Overton steamed west again on 15 September 1944, this time to Manus, and from there, on 12 October 1944, to the Philippines to cover Underwater Demolition Team (UDT) personnel put ashore prior to the landings on Leyte. Supply convoy assignments preceded her next amphibious operation, the invasion of Lingayen Gulf. On 27 December 1944, she departed Humboldt Bay on the coast of New Guinea. On 6 January 1945, she entered Lingayen Gulf and on 7 January 1945 once again covered UDT personnel ashore.
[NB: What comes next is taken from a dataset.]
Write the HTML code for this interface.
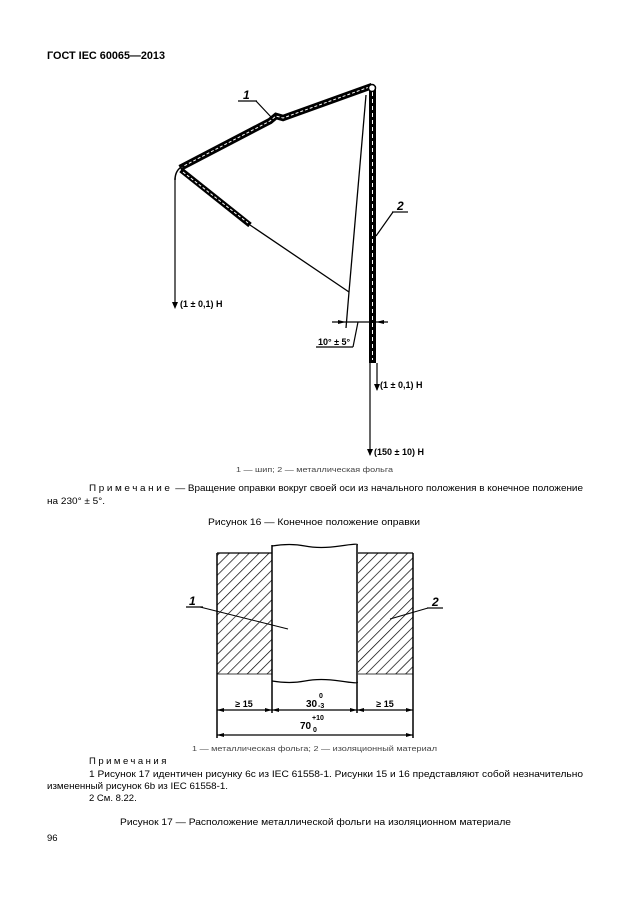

Throughout the landings and until 12 January 1945, Overton screened heavy units and transports, then retired to Leyte.

From Leyte, Overton steamed to Ulithi Atoll, from where she screened the Fast Carrier Task Force′s logistics support group to underway replenishment areas until early March 1945. She next patrolled off Iwo Jima during the Battle of Iwo Jima, and, on 10 March 1945, resumed escort assignments. A run to Leyte was followed by convoy duty to Okinawa. She arrived at Okinawa on 11 April 1945 during the Battle of Okinawa and patrolled on radar picket station until 15 April 1945, then headed for Saipan. From there, she proceeded to the United States.

==Decommissioning and disposal==

Overton arrived at San Francisco, California, on 15 May 1945 and was ordered on to Philadelphia, Pennsylvania, for inactivation. Decommissioned on 30 July 1945, she was struck from the Navy List, 13 August 1945. She was sold for scrapping on 30 November 1945 to the Boston Metals Company of Baltimore, Maryland.

==Awards==
Overton earned eight battle stars during World War II.